Gold miners exchange traded funds, such as the VanEck Vectors Gold Miners ETF (NYSEArca: GDX) and the VanEck Vectors Gold Miners ETF (NYSEArca: GDXJ), were among the best-performing non-leveraged ETFs through the first half of this year, but for as quickly as those ETFs and others like them surged, that trade unraveled nearly as quickly.
Precious metals have been under pressure over the past several weeks as hints of an improving economy and a number of hawkish statements from Fed officials raised the prospect of a tightening monetary policy. The Fed raised interest rates for the first time this year yesterday, bringing additional pressure on gold and gold-related assets.
After flirting with a high around $32 in July, GDX, the largest gold miners ETF by assets, is struggling to say above $19. The ETF is in a bear market as confirmed by it residing about 40% below its July high and nearly 23% below its 200-day moving average.
GDX is comprised of global gold miners, with a notable tilt toward Canadian and U.S. mining companies.
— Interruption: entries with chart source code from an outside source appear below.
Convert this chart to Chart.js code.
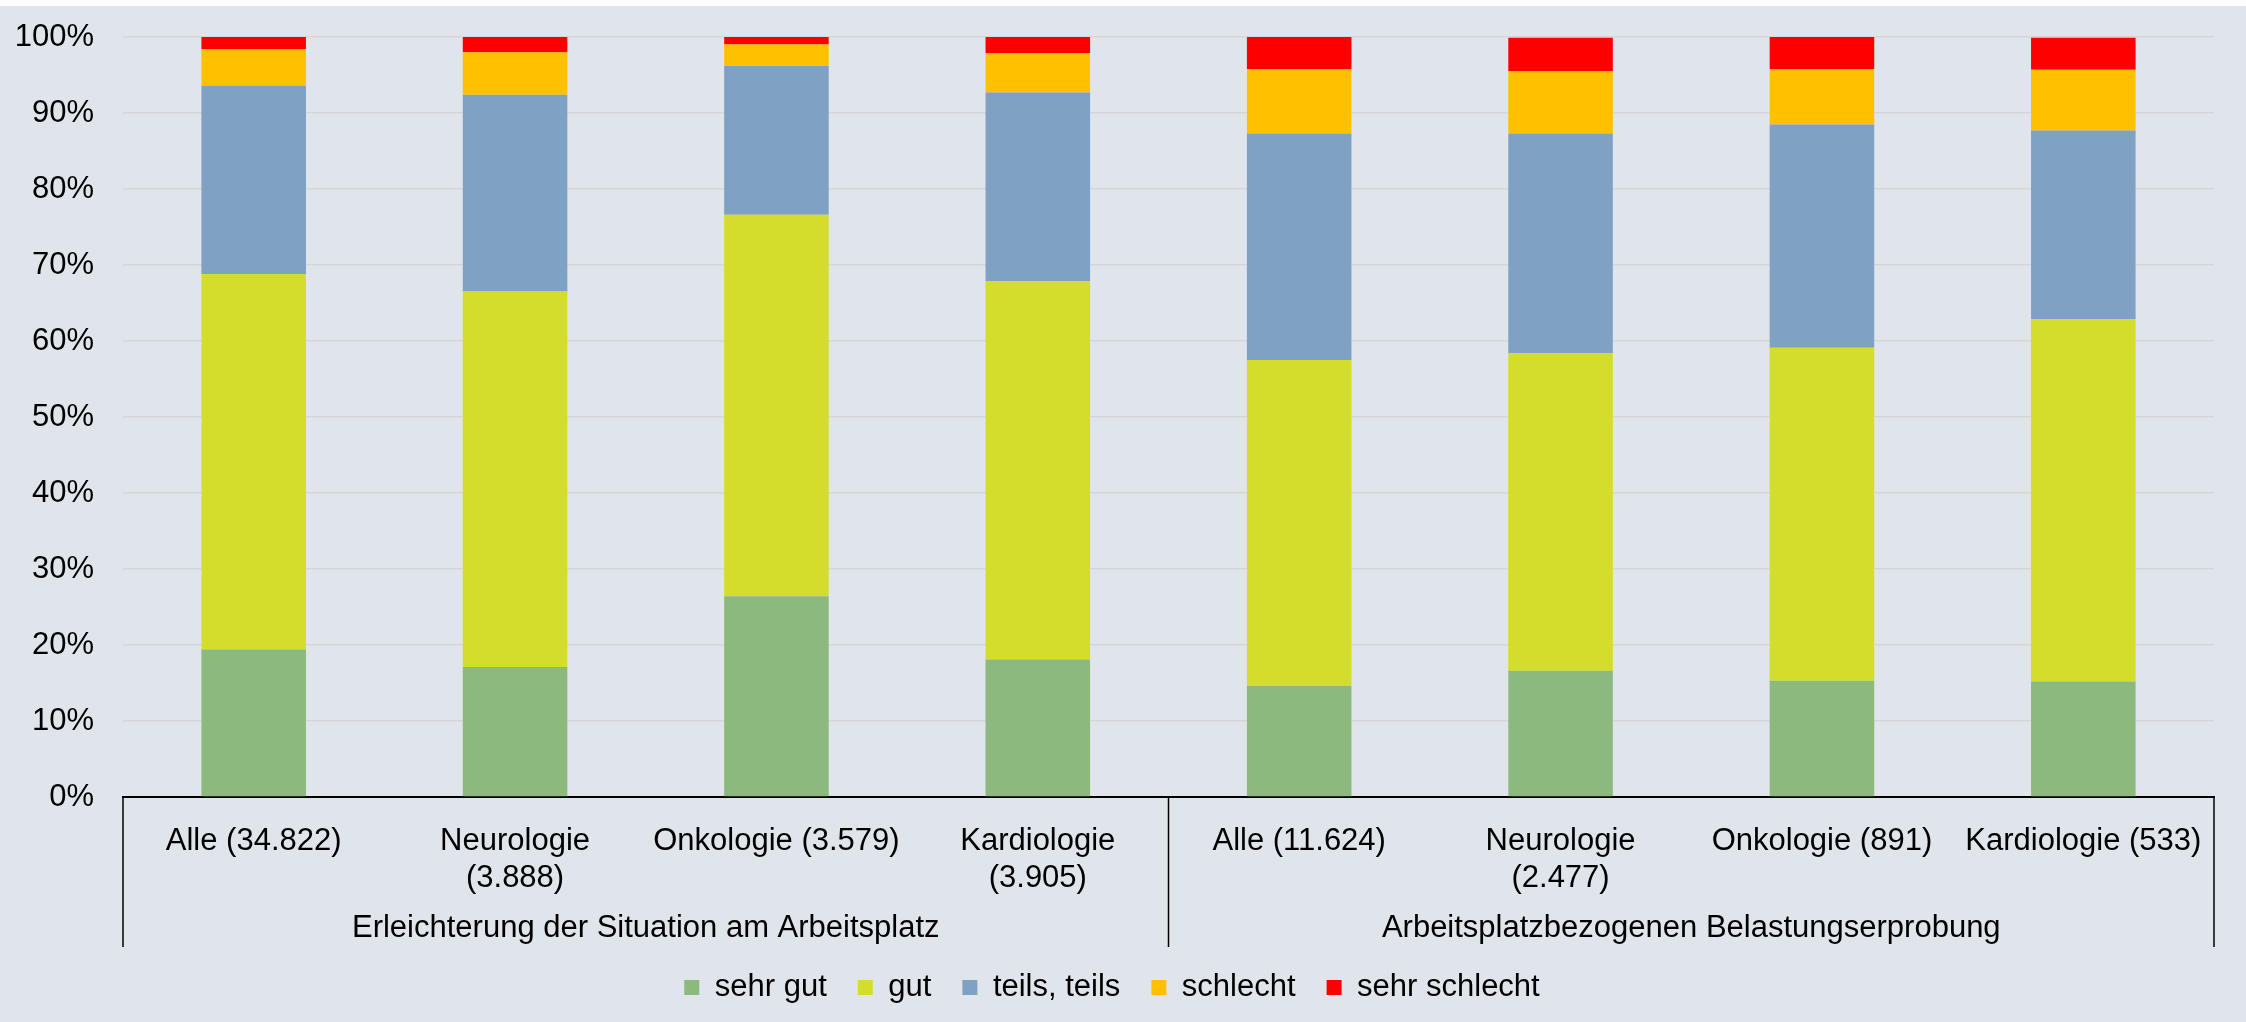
<!DOCTYPE html>
<html>
<head>
<meta charset="utf-8">
<script src="https://cdn.jsdelivr.net/npm/chart.js@4.4.1/dist/chart.umd.min.js"></script>
<style>
  body { margin: 0; background: #ffffff; }
  canvas { display: block; }
</style>
</head>
<body>
<canvas id="myChart" width="2246" height="1022"></canvas>
<script>

var categories = [
  'Alle (34.822)', ['Neurologie', '(3.888)'], 'Onkologie (3.579)', ['Kardiologie', '(3.905)'],
  'Alle (11.624)', ['Neurologie', '(2.477)'], 'Onkologie (891)', 'Kardiologie (533)'
];
var groups = ['Erleichterung der Situation am Arbeitsplatz', 'Arbeitsplatzbezogenen Belastungserprobung'];
var groupSize = 4;

var sehrGut     = [19.4, 17.1, 26.4, 18.1, 14.6, 16.6, 15.3, 15.2];
var gut         = [49.4, 49.4, 50.2, 49.8, 42.9, 41.8, 43.8, 47.7];
var teilsTeils  = [24.8, 25.9, 19.6, 24.8, 29.8, 28.9, 29.4, 24.8];
var schlecht    = [4.8, 5.6, 2.8, 5.2, 8.5, 8.2, 7.3, 8.0];
var sehrSchlecht = [1.6, 2.0, 1.0, 2.1, 4.2, 4.4, 4.2, 4.2];

var yTicks = [0, 10, 20, 30, 40, 50, 60, 70, 80, 90, 100];

var fontFamily = '"Liberation Sans", Arial, sans-serif';

// background, fixed legend height, group labels under the category axis
var groupAxis = {
  id: 'groupAxis',
  beforeLayout: function(chart) {
    var legend = chart.legend;
    if (legend && !legend._fixedFit) {
      var fit = legend.fit;
      legend.fit = function() {
        fit.call(this);
        this.height = 81;
      };
      legend._fixedFit = true;
    }
  },
  beforeDraw: function(chart) {
    var ctx = chart.ctx;
    ctx.save();
    ctx.fillStyle = '#ffffff';
    ctx.fillRect(0, 0, chart.width, chart.height);
    ctx.fillStyle = '#e0e5ec';
    ctx.fillRect(0, 6, chart.width, chart.height - 6);
    ctx.restore();
  },
  afterDraw: function(chart) {
    var ctx = chart.ctx;
    var x = chart.scales.x;
    var top = x.top;
    var bottom = top + 150;
    var bounds = [];
    for (var g = 0; g <= groups.length; g++) {
      bounds.push(x.getPixelForValue(g * groupSize - 0.5));
    }
    ctx.save();
    ctx.strokeStyle = '#000000';
    ctx.lineWidth = 1.5;
    bounds.forEach(function(b) {
      ctx.beginPath();
      ctx.moveTo(b, top);
      ctx.lineTo(b, bottom);
      ctx.stroke();
    });
    ctx.fillStyle = '#000000';
    ctx.font = '31px ' + fontFamily;
    ctx.textAlign = 'center';
    ctx.textBaseline = 'middle';
    groups.forEach(function(name, i) {
      ctx.fillText(name, (bounds[i] + bounds[i + 1]) / 2, top + 131);
    });
    ctx.restore();
  }
};

function init() {

  Chart.defaults.color = '#000000';
  Chart.defaults.font.family = fontFamily;
  Chart.defaults.font.size = 31;

  var ctx = document.getElementById('myChart').getContext('2d');
  var chart = new Chart(ctx, {
    type: 'bar',
    data: {
      labels: categories,
      datasets: [
        { label: 'sehr gut', data: sehrGut, backgroundColor: '#8cb97d' },
        { label: 'gut', data: gut, backgroundColor: '#d4dd2b' },
        { label: 'teils, teils', data: teilsTeils, backgroundColor: '#7fa1c4' },
        { label: 'schlecht', data: schlecht, backgroundColor: '#ffc000' },
        { label: 'sehr schlecht', data: sehrSchlecht, backgroundColor: '#ff0000' }
      ]
    },
    options: {
      responsive: false,
      animation: false,
      devicePixelRatio: 1,
      categoryPercentage: 1,
      barPercentage: 0.4,
      layout: { padding: { top: 37, left: 10, right: 32, bottom: 0 } },
      scales: {
        x: {
          stacked: true,
          grid: { display: false },
          border: { display: true, color: '#000000', width: 2 },
          ticks: { autoSkip: false, maxRotation: 0, padding: 18, font: { size: 31, lineHeight: 1.2 } },
          afterFit: function(scale) { scale.height = 144; }
        },
        y: {
          stacked: true,
          min: 0,
          max: 100,
          grid: { color: '#d6d6d8', lineWidth: 1.6, drawTicks: true, tickLength: 29, tickColor: 'rgba(0,0,0,0)' },
          border: { display: false },
          afterBuildTicks: function(scale) {
            scale.ticks = yTicks.map(function(v) { return { value: v }; });
          },
          ticks: {
            padding: 0,
            callback: function(v) { return v + '%'; }
          },
          afterFit: function(scale) { scale.width = 113; }
        }
      },
      plugins: {
        tooltip: { enabled: false },
        legend: {
          position: 'bottom',
          labels: { boxWidth: 15, boxHeight: 15, padding: 31, font: { size: 31 } }
        }
      }
    },
    plugins: [groupAxis]
  });
}

init();
</script>
</body>
</html>
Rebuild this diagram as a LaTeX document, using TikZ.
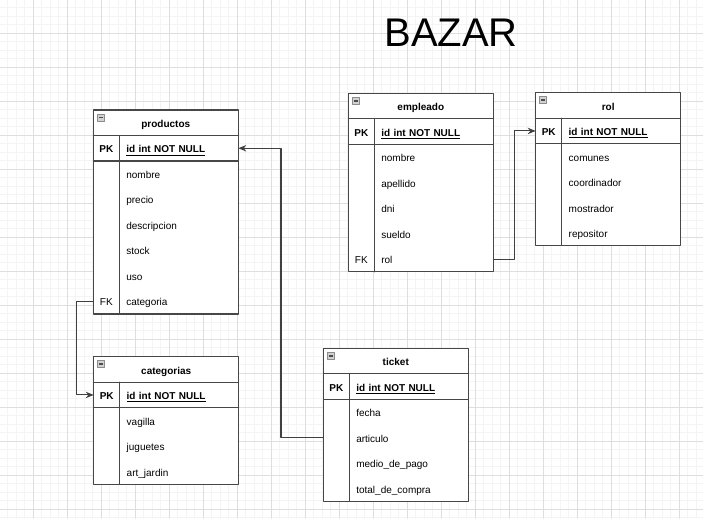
\documentclass[tikz,border=0pt]{standalone}
\usepackage{fontspec}
\setmainfont{Liberation Sans}
\usetikzlibrary{positioning,arrows.meta}
\begin{document}
\begin{tikzpicture}[x=0.75pt, y=-0.75pt, >={Stealth[length=6pt,width=4.8pt]}, line join=round, line cap=round,
	cellfont/.style={font=\fontsize{7.5}{9}\selectfont},
	keyfont/.style={font=\fontsize{7.5}{9}\selectfont\bfseries},
	headcell/.style={keyfont, fill=white, minimum width=108.75pt, minimum height=19.125pt, inner sep=0pt, outer sep=0pt, anchor=north west, text height=7pt, text depth=0pt},
	rowcell/.style={cellfont, fill=white, minimum height=19.125pt, inner xsep=24.75pt, inner ysep=0pt, outer sep=0pt, text width=59.25pt, align=left, text height=7pt, text depth=0pt},
	keycell/.style={cellfont, inner sep=0pt, text height=7pt, text depth=0pt},
	tblline/.style={draw=black!72, line width=0.8pt},
	conn/.style={draw=black!75, line width=0.8pt, ->},
	gridminor/.style={draw=black!4.5, line width=0.75pt},
	gridmajor/.style={draw=black!13, line width=0.75pt}]
	\def\W{703} \def\H{518}
	\useasboundingbox (0,0) rectangle (\W,\H);
	\fill[white] (0,0) rectangle (\W,\H);
	
	% grid
	\foreach \i in {0,...,82} \draw[gridminor] ({7.8+8.5*\i},0) -- ({7.8+8.5*\i},\H);
	\foreach \i in {0,...,61} \draw[gridminor] (0,{7.8+8.5*\i}) -- (\W,{7.8+8.5*\i});
	\foreach \i in {1,...,20} \draw[gridmajor] ({-0.7+34*\i},0) -- ({-0.7+34*\i},\H);
	\foreach \i in {1,...,15} \draw[gridmajor] (0,{-0.7+34*\i}) -- (\W,{-0.7+34*\i});
	
	% name, x, y, title, FK row, fields
	\def\erdtable#1#2#3#4#5#6{%
		\node[headcell] (#1) at (#2,#3) {#4};
		\node[rowcell, keyfont, below=0pt of #1, alias=#1-pk] (#1-r0) {\underline{id int NOT NULL}};
		\node[keycell, keyfont] (#1-pkkey) at ([xshift=9.75pt]#1-pk.west) {PK};
		\foreach \f [count=\n] in {#6} {
			\pgfmathtruncatemacro\p{\n-1}
			\node[rowcell, below=0pt of #1-r\p] (#1-r\n) {\f};
			\ifnum\n=#5 \node[keycell] (#1-fk) at ([xshift=9.75pt]#1-r\n.west) {FK};\fi
			\xdef\erdlast{\n}
		}
		\draw[tblline] (#1.north west) rectangle (#1-r\erdlast.south east);
		\draw[tblline] (#1.south west) -- (#1.south east);
		\draw[tblline] (#1-pk.south west) -- (#1-pk.south east);
		\draw[tblline] ([xshift=19.5pt]#1.south west) -- ([xshift=19.5pt]#1-r\erdlast.south west);
		\draw[fill=black!18, draw=black!45, line width=0.6pt] ([shift={(4,4)}]#1.north west) rectangle ++(7,7);
		\draw[black!70, line width=1.1pt, line cap=butt] ([shift={(5.5,7.5)}]#1.north west) -- ++(4,0);
	}
	
	\node[font=\fontsize{30}{36}\selectfont] (title) at (451,33) {BAZAR};
	
	\erdtable{prod}{93.3}{110}{productos}{6}{nombre, precio, descripcion, stock, uso, categoria}
	\erdtable{emp}{348.3}{93.3}{empleado}{5}{nombre, apellido, dni, sueldo, rol}
	\erdtable{rol}{535.7}{92.7}{rol}{0}{comunes, coordinador, mostrador, repositor}
	\erdtable{cat}{93.7}{356.7}{categorias}{0}{vagilla, juguetes, art\_jardin}
	\erdtable{tick}{323.3}{348.3}{ticket}{0}{fecha, articulo, medio\_de\_pago, total\_de\_compra}
	
	\draw[conn] (prod-r6.west) -- ++(-16.6,0) |- (cat-pk.west);
	\draw[conn] (tick-r2.west) -- ++(-42.3,0) |- (prod-pk.east);
	\draw[conn] (emp-r5.east) -- ++(21,0) |- (rol-pk.west);
\end{tikzpicture}
\end{document}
Nevertheless, gold assets may have further room to fall if the U.S. dollar and real bond yields continue to rise. However, gold miners still have their supporters, too.
“The precious metals are very oversold and ripe for a reversal as they usually bottom at year end then have massive rallies in the New Year. This seasonal pattern has been strong even during this bear market,” according to ETF Daily News.